How many people each year are harmed from bullets in this country? Now, compare that to how many people in this country pemanently lose some of their hearing or get some tinitis from the sound made by the expanding gases pushing bullets out of the barrels of guns? What a bizarre concept: You have to make a huge noise that makes it unsafe for anyone to approach within 100 feet, and makes it so that everyone around must wear mufflers on their heads (which interfere with the ability to communicate-- kind of important when on a firing line), rather than put a dampening device on the firearm.

Again, when we apply the concept to the car, it's ludicrous.

"But guns are dangerous!" So are cars. Making it so that we can communicate around them ("Look out! Watch your step! He's swerving! Take cover!") is smart.

"Well, if you have to put on muffs to go near the gun, that will make it safer, because people won't get close enough to get shot." Really? A bullet can kill a man further away than he can hear the shot. We still have to be responsible for where we shoot. It would just be nice to hear someone walking up after we took a shot.

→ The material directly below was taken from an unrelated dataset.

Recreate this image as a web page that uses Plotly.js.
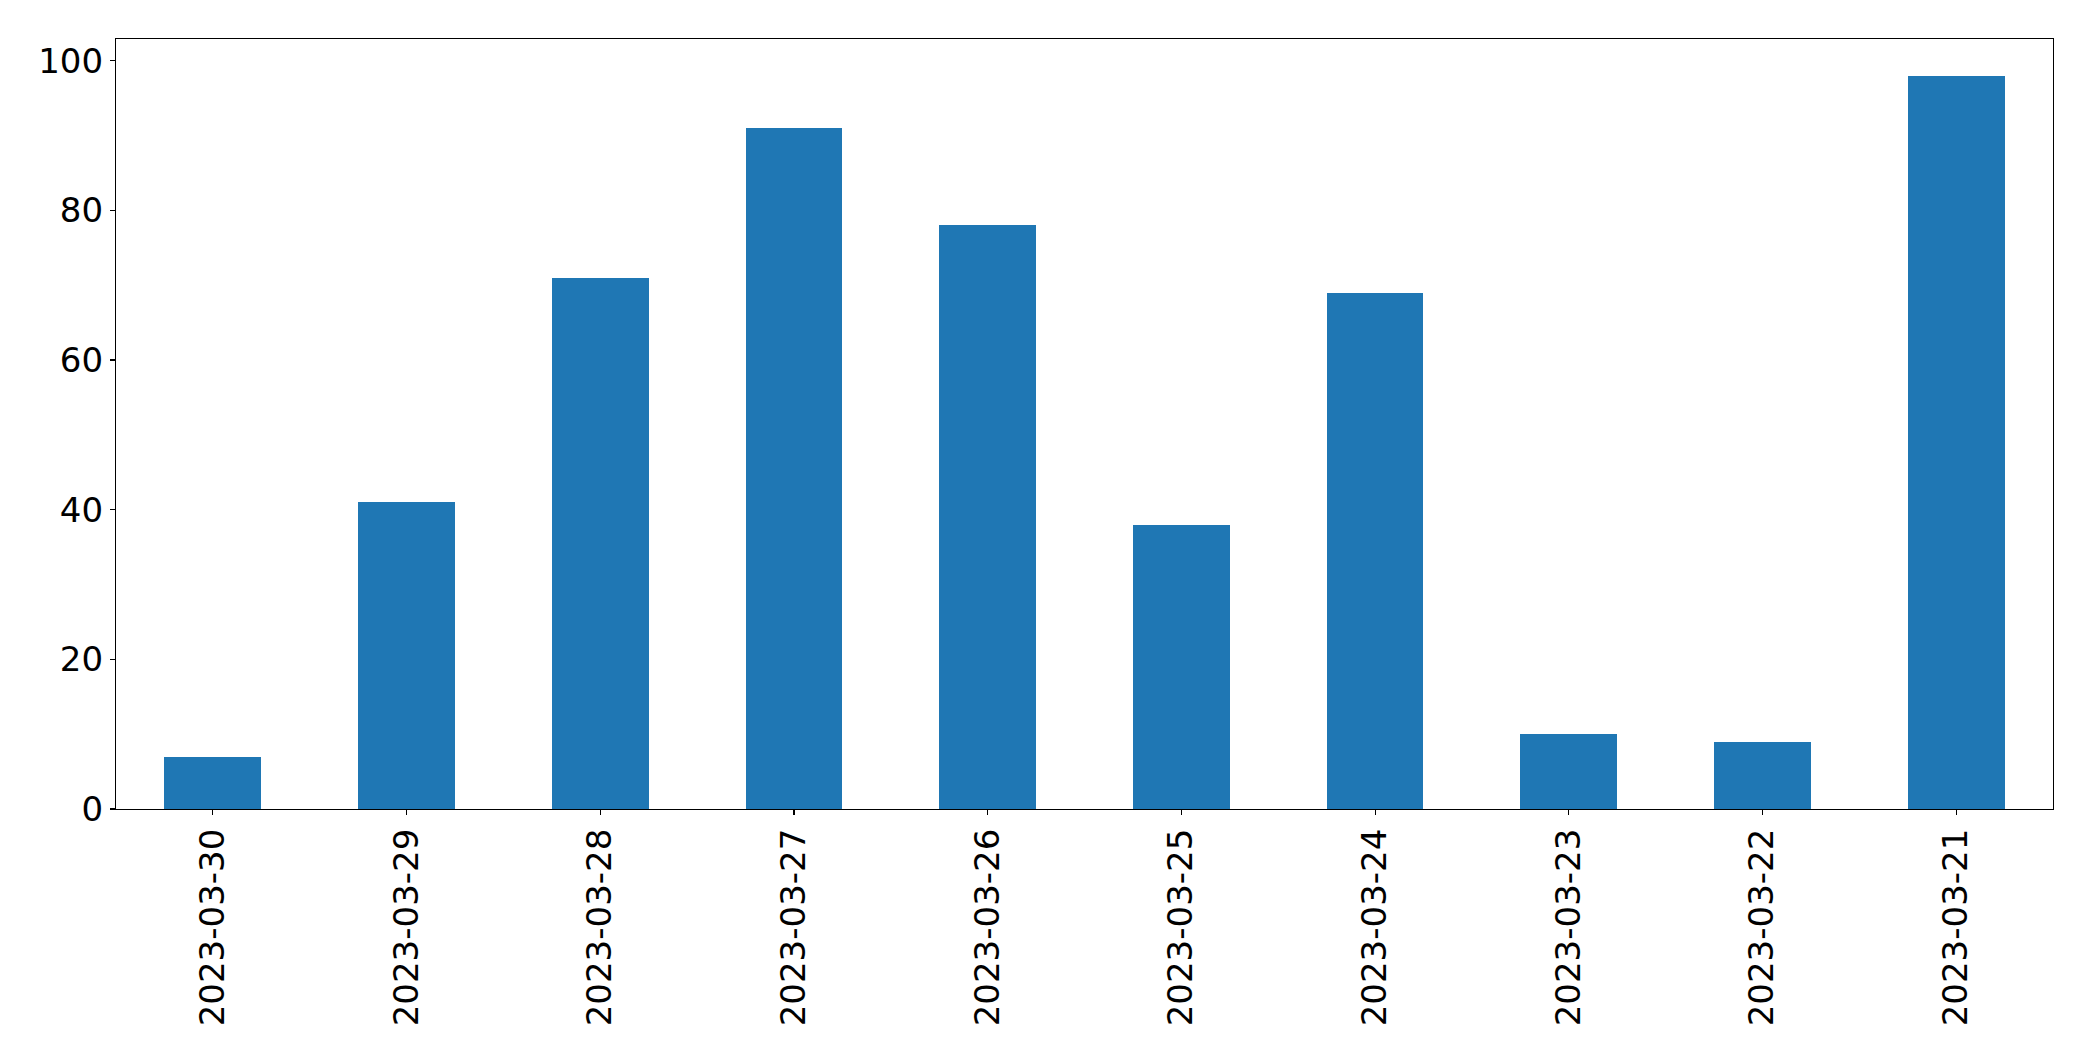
<!DOCTYPE html>
<html>
<head>
<meta charset="utf-8">
<script src="https://cdn.plot.ly/plotly-3.0.1.min.js"></script>
<style>
  html, body { margin: 0; padding: 0; background: #ffffff; }
  #chart { width: 2093px; height: 1061px; }
</style>
</head>
<body>
<div id="chart"></div>
<script>
const categories = ["2023-03-30", "2023-03-29", "2023-03-28", "2023-03-27", "2023-03-26",
                    "2023-03-25", "2023-03-24", "2023-03-23", "2023-03-22", "2023-03-21"];
const values = [7, 41, 71, 91, 78, 38, 69, 10, 9, 98];
const yTicks = [0, 20, 40, 60, 80, 100];

const trace = {
  type: "bar",
  x: categories,
  y: values,
  width: 0.5,
  marker: { color: "#1f77b4", line: { width: 0 } },
  hoverinfo: "x+y"
};

const font = { family: "DejaVu Sans, sans-serif", size: 34, color: "#000000" };

const layout = {
  width: 2093,
  height: 1061,
  margin: { l: 116, r: 40, t: 39, b: 252, pad: 0 },
  paper_bgcolor: "#ffffff",
  plot_bgcolor: "#ffffff",
  showlegend: false,
  font: font,
  bargap: 0,
  xaxis: {
    type: "category",
    range: [-0.5, categories.length - 0.5],
    tickangle: -90,
    ticks: "outside",
    ticklen: 5,
    tickwidth: 1.1,
    tickcolor: "#000000",
    showline: true,
    linecolor: "#000000",
    linewidth: 1.1,
    mirror: true,
    showgrid: false,
    zeroline: false,
    tickfont: font,
    automargin: false
  },
  yaxis: {
    range: [0, 102.9],
    tickmode: "array",
    tickvals: yTicks,
    ticktext: yTicks.map(String),
    ticks: "outside",
    ticklen: 5,
    tickwidth: 1.1,
    tickcolor: "#000000",
    showline: true,
    linecolor: "#000000",
    linewidth: 1.1,
    mirror: true,
    showgrid: false,
    zeroline: false,
    tickfont: font,
    automargin: false
  }
};

Plotly.newPlot("chart", [trace], layout, { staticPlot: true, displayModeBar: false });
</script>
</body>
</html>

"Silencers are the tools of assassins! Criminals use silencers!" So if I use one, I'm a criminal, too? And, if it's against the law to possess a supressor, a self-aware murderer or would-be murderer will say "darn!" and do without one when he wanted one? A 2 liter plastic bottle and some duct tape makes a pretty decent suppressor (for one or two shots), but I don't seem to recall that being the M.O. for any murders, lately.

I actually can't recall the last time I heard of a silencer being used in a crime.


Now, can we move to another issue that irritates me (and which I discussed with a neophyte rider yesterday), which is the stupid "Loud pipes save lives" myth? Motorcyclists-- you're gonna have to let this one go.

Tam said...

"Is that $200 per, or a one time thing if you want to buy multiples?"

There is a $200 tax on every transfer of a machine-gun, suppressor, short-barreled rifle/shotgun, or destructive device. There is a $5 tax on the transfer of an "Any Other Weapon".

Cybrludite said...

"They will reduce a .22 to the point where no hearing protection is required."

Hell, my tinnitus does that already. Does this meaan I gotta pay a $200 tax on my ears? ;-)

jeff said...

That tinnitus sucks. Don't know where I got it, but I can hear it dang near most of the time.